Almost a century ago, Jean Dubuffet championed the concept of ‘art brut’ or ‘raw art’; in other words, art made by artists without academic training, some with intellectual disabilities. It is a concept that can be extended to the work of this artist. Roberts has been unable to access the art school system, but with the help of Studio A, has nevertheless managed to enter the art world.

Thom Roberts, In the future, there might be new tall buildings built by Bert (Farhad Haidari) 2023. Private collection © Thom Roberts. Courtesy of Studio A. Photo: Art Gallery of New South Wales, Jenni Carter.
A naïve and direct vision should not be interpreted as a lack of technical sophistication. Roberts’ Dinkie is Thom’s Friend, 2024, which was a finalist in last year’s Sulman Art Prize at the Art Gallery of NSW, is an almost life-size portrait of the cleaning lady at Studio A and is quite a remarkable painting for its pictorial complexity.
Roberts explains, “This is a portriff [portrait] of the lady who cleans the bathrooms at Studio A. Her real name is Subita but I call her Dinkie Duck because I like to rename people and places … She is my friend. I wanted to paint Dinkie, and Woody [Studio A principal artist Emma Johnston] helped me ask her. I wanted to do a big painting of Dinkie. As big as real life.”

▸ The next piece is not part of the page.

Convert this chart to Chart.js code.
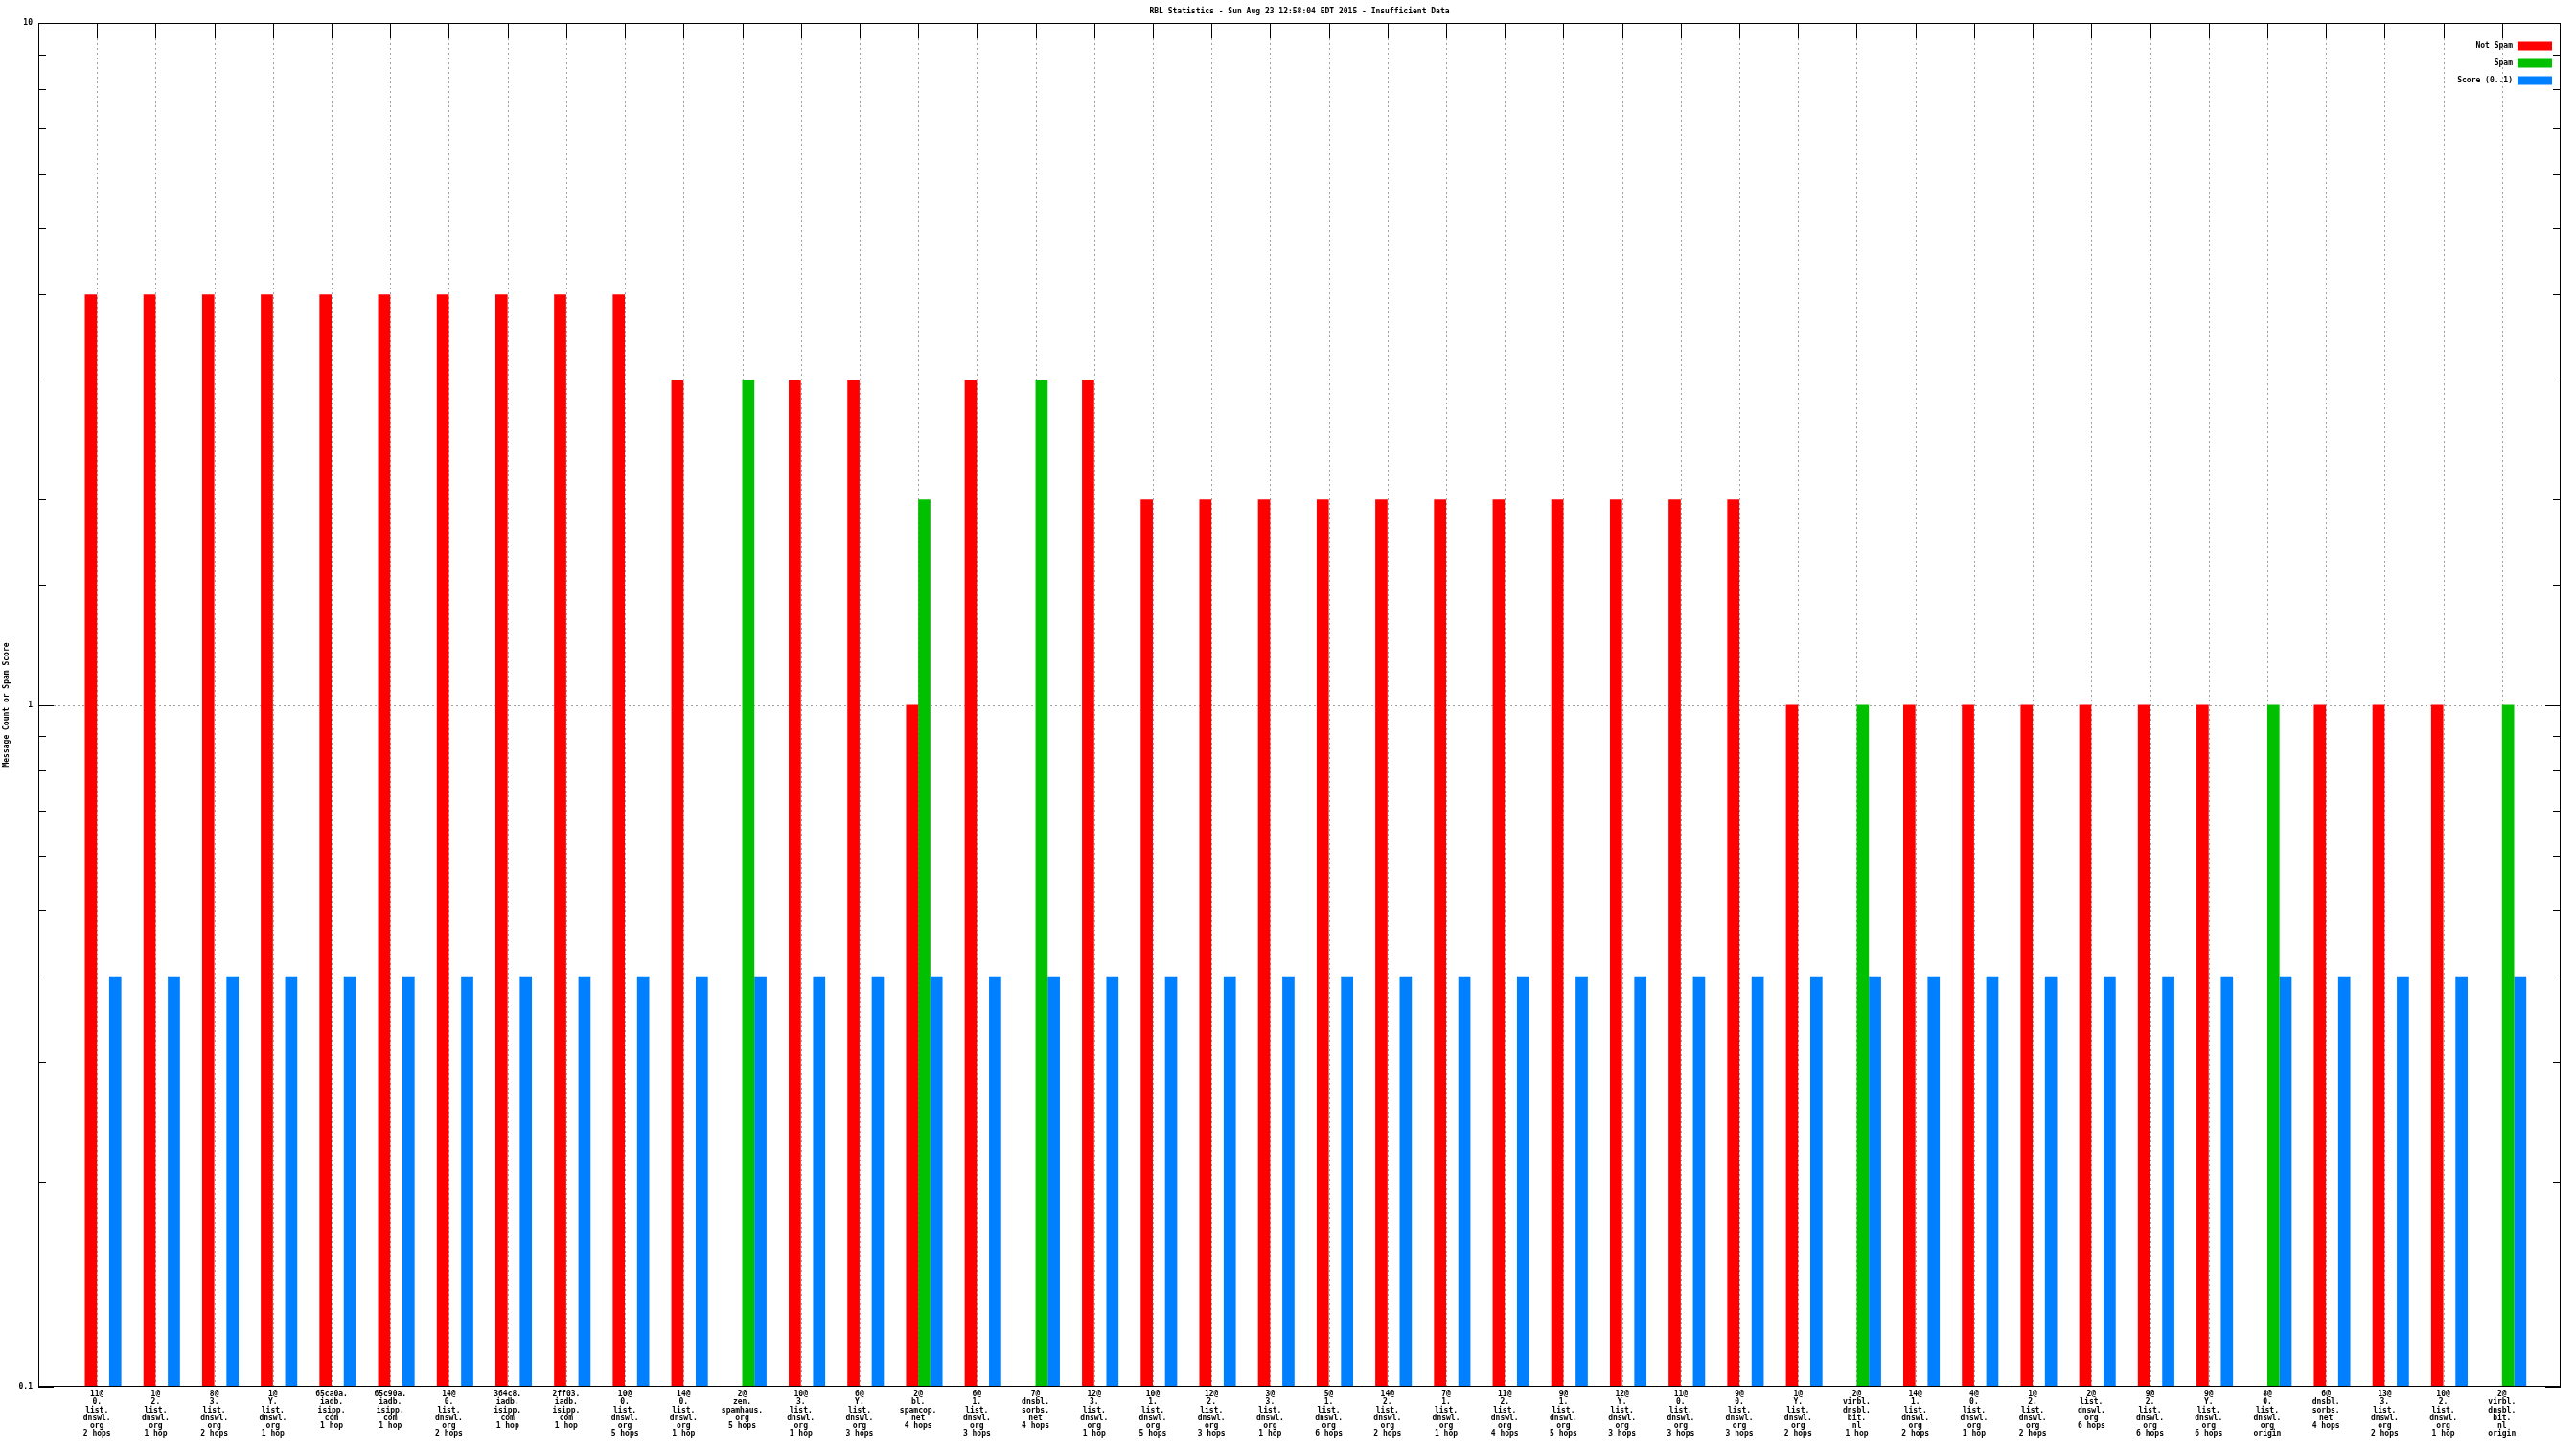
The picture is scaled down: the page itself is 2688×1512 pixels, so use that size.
<!DOCTYPE html>
<html>
<head>
<meta charset="utf-8">
<script src="https://cdn.jsdelivr.net/npm/chart.js@4.4.1/dist/chart.umd.min.js"></script>
<style>
html,body{margin:0;padding:0;background:#ffffff;overflow:hidden}
canvas{display:block}
</style>
</head>
<body>
<canvas id="c" width="2688" height="1512"></canvas>
<script>
// ---- data ----
const categories = [
  '11@0.list.dnswl.org', '1@2.list.dnswl.org', '8@3.list.dnswl.org', '1@Y.list.dnswl.org',
  '65ca0a.iadb.isipp.com', '65c90a.iadb.isipp.com', '14@0.list.dnswl.org', '364c8.iadb.isipp.com',
  '2ff03.iadb.isipp.com', '10@0.list.dnswl.org', '14@0.list.dnswl.org', '2@zen.spamhaus.org',
  '10@3.list.dnswl.org', '6@Y.list.dnswl.org', '2@bl.spamcop.net', '6@1.list.dnswl.org',
  '7@dnsbl.sorbs.net', '12@3.list.dnswl.org', '10@1.list.dnswl.org', '12@2.list.dnswl.org',
  '3@3.list.dnswl.org', '5@1.list.dnswl.org', '14@2.list.dnswl.org', '7@1.list.dnswl.org',
  '11@2.list.dnswl.org', '9@1.list.dnswl.org', '12@Y.list.dnswl.org', '11@0.list.dnswl.org',
  '9@0.list.dnswl.org', '1@Y.list.dnswl.org', '2@virbl.dnsbl.bit.nl', '14@1.list.dnswl.org',
  '4@0.list.dnswl.org', '1@2.list.dnswl.org', '2@list.dnswl.org', '9@2.list.dnswl.org',
  '9@Y.list.dnswl.org', '8@0.list.dnswl.org', '6@dnsbl.sorbs.net', '13@3.list.dnswl.org',
  '10@2.list.dnswl.org', '2@virbl.dnsbl.bit.nl'
];
const hops = [
  '2 hops', '1 hop', '2 hops', '1 hop',
  '1 hop', '1 hop', '2 hops', '1 hop',
  '1 hop', '5 hops', '1 hop', '5 hops',
  '1 hop', '3 hops', '4 hops', '3 hops',
  '4 hops', '1 hop', '5 hops', '3 hops',
  '1 hop', '6 hops', '2 hops', '1 hop',
  '4 hops', '5 hops', '3 hops', '3 hops',
  '3 hops', '2 hops', '1 hop', '2 hops',
  '1 hop', '2 hops', '6 hops', '6 hops',
  '6 hops', 'origin', '4 hops', '2 hops',
  '1 hop', 'origin'
];
const notSpam = [
  4, 4, 4, 4, 4, 4, 4, 4, 4, 4,
  3, null, 3, 3, 1, 3, null, 3,
  2, 2, 2, 2, 2, 2, 2, 2, 2, 2, 2,
  1, null, 1, 1, 1, 1, 1, 1, null, 1, 1, 1, null
];
const spam = [
  null, null, null, null, null, null, null, null, null, null,
  null, 3, null, null, 2, null, 3, null,
  null, null, null, null, null, null, null, null, null, null, null,
  null, 1, null, null, null, null, null, null, 1, null, null, null, 1
];
const score = [
  0.4, 0.4, 0.4, 0.4, 0.4, 0.4, 0.4, 0.4, 0.4, 0.4,
  0.4, 0.4, 0.4, 0.4, 0.4, 0.4, 0.4, 0.4,
  0.4, 0.4, 0.4, 0.4, 0.4, 0.4, 0.4, 0.4, 0.4, 0.4, 0.4,
  0.4, 0.4, 0.4, 0.4, 0.4, 0.4, 0.4, 0.4, 0.4, 0.4, 0.4, 0.4, 0.4
];
const spacer = categories.map(() => null); // empty slot: gnuplot puts the tick between 1st and 2nd bar
const yTickLabels = ['0.1', '1', '10'];
const seriesNames = ['Not Spam', 'Spam', 'Score (0..1)'];
const seriesColors = ['#ff0000', '#00c000', '#0080ff'];
const titleText = 'RBL Statistics - Sun Aug 23 12:58:04 EDT 2015 - Insufficient Data';
const yTitle = 'Message Count or Spam Score';

// ---- build library structures ----
const labelLines = categories.map((c, i) => c.match(/[^@.]+[@.]?/g).concat([hops[i]]));
const toPts = arr => arr.map((v, i) => ({ x: i, y: v }));
const FONT = 'DejaVu Sans Mono';
const WEIGHT = 'bold';

const isDecade = v => Math.abs(Math.log10(v) - Math.round(Math.log10(v))) < 1e-9;

const gnuplotFrame = {
  id: 'gnuplotFrame',
  beforeDatasetsDraw(chart) {
    const { ctx, chartArea: { left, right, top, bottom }, scales: { x, y } } = chart;
    ctx.save();
    ctx.lineWidth = 1;
    // dotted grid
    ctx.strokeStyle = '#a0a0a0';
    ctx.setLineDash([2, 3]);
    ctx.beginPath();
    x.ticks.forEach(t => {
      const px = Math.round(x.getPixelForValue(t.value)) + 0.5;
      ctx.moveTo(px, top + 16); ctx.lineTo(px, bottom);
    });
    y.ticks.forEach(t => {
      if (isDecade(t.value) && t.value > y.min * 1.0001 && t.value < y.max * 0.9999) {
        const py = Math.round(y.getPixelForValue(t.value)) + 0.5;
        ctx.moveTo(left + 16, py); ctx.lineTo(right - 16, py);
      }
    });
    ctx.stroke();
    // inward tick marks
    ctx.setLineDash([]);
    ctx.strokeStyle = '#000000';
    ctx.beginPath();
    y.ticks.forEach(t => {
      const py = Math.round(y.getPixelForValue(t.value)) + 0.5;
      const len = isDecade(t.value) ? 16 : 8;
      ctx.moveTo(left, py); ctx.lineTo(left + len, py);
      ctx.moveTo(right, py); ctx.lineTo(right - len, py);
    });
    x.ticks.forEach(t => {
      const px = Math.round(x.getPixelForValue(t.value)) + 0.5;
      ctx.moveTo(px, top); ctx.lineTo(px, top + 16);
    });
    ctx.stroke();
    ctx.restore();
  },
  afterDatasetsDraw(chart) {
    const { ctx, chartArea: { left, right, top, bottom } } = chart;
    ctx.save();
    ctx.strokeStyle = '#000000';
    ctx.lineWidth = 1;
    ctx.strokeRect(Math.round(left) + 0.5, Math.round(top) + 0.5,
                   Math.round(right - left) - 1, Math.round(bottom - top) - 1);
    // legend (text right-aligned, sample box to its right, as gnuplot does)
    ctx.font = WEIGHT + ' 8px "' + FONT + '"';
    ctx.textAlign = 'right';
    ctx.textBaseline = 'middle';
    let row = 0;
    chart.data.datasets.forEach(ds => {
      if (!ds.label) return;
      const cy = top + 24 + row * 18;
      ctx.fillStyle = '#000000';
      ctx.fillText(ds.label, right - 50, cy);
      ctx.fillStyle = ds.backgroundColor;
      ctx.fillRect(right - 45, cy - 4.5, 36, 9);
      row++;
    });
    ctx.restore();
  }
};

new Chart(document.getElementById('c'), {
  type: 'bar',
  data: {
    datasets: [
      { label: '', data: toPts(spacer), backgroundColor: 'rgba(0,0,0,0)' },
      { label: seriesNames[0], data: toPts(notSpam), backgroundColor: seriesColors[0] },
      { label: seriesNames[1], data: toPts(spam), backgroundColor: seriesColors[1] },
      { label: seriesNames[2], data: toPts(score), backgroundColor: seriesColors[2] }
    ]
  },
  options: {
    responsive: false,
    devicePixelRatio: 1,
    animation: false,
    categoryPercentage: 0.83,
    barPercentage: 1.0,
    borderWidth: 0,
    layout: { padding: { left: 0, right: 16, top: 0, bottom: 0 } },
    plugins: {
      legend: { display: false },
      tooltip: { enabled: false },
      title: {
        display: true,
        text: titleText,
        color: '#000000',
        fullSize: false,
        font: { family: FONT, size: 8, weight: WEIGHT, lineHeight: 1 },
        padding: { top: 8, bottom: 8 }
      }
    },
    scales: {
      x: {
        type: 'linear',
        offset: false,
        min: -1,
        max: categories.length,
        afterBuildTicks: s => { s.ticks = categories.map((_, i) => ({ value: i })); },
        afterFit: s => { s.height = 65; },
        grid: { display: false, drawTicks: false, offset: false },
        border: { display: false },
        ticks: {
          autoSkip: false, maxRotation: 0, minRotation: 0, padding: 4,
          color: '#000000',
          font: { family: FONT, size: 8, weight: WEIGHT, lineHeight: 1.03 },
          callback: v => labelLines[v] || ''
        }
      },
      y: {
        type: 'logarithmic',
        min: 0.1,
        max: 10,
        afterFit: s => { s.width = 40; },
        grid: { display: false, drawTicks: false },
        border: { display: false },
        ticks: {
          autoSkip: false, padding: 6, color: '#000000',
          font: { family: FONT, size: 8, weight: WEIGHT },
          callback: v => isDecade(v) ? yTickLabels[Math.round(Math.log10(v)) + 1] : ''
        },
        title: {
          display: true, text: yTitle, color: '#000000',
          font: { family: FONT, size: 8, weight: WEIGHT },
          padding: { top: 2, bottom: 0 }
        }
      }
    }
  },
  plugins: [gnuplotFrame]
});
</script>
</body>
</html>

Roberts has transformed the world for us through the power of his unique imagination. It is a world that each of us can embrace and find in it a piece of magic.
As you enter the exhibition, you encounter a statement from the artist that reads like a manifesto through which to understand his motivation: “I am a bit like a photocopier. I like to make some pictures the same and some pictures disserent [different].
“In my art, I like to turn a photocopier into a train in cloud heaven. I like painting portriffs [portraits], animals, drawing trains and building heights. Making art makes me feel happy and proud and terrific and great stuff. I like being an artist, until I become a very old man in the future. Thom”.
The Immersive World of Thom Roberts is exhibiting at the National Portrait Gallery of Australia until 20 July.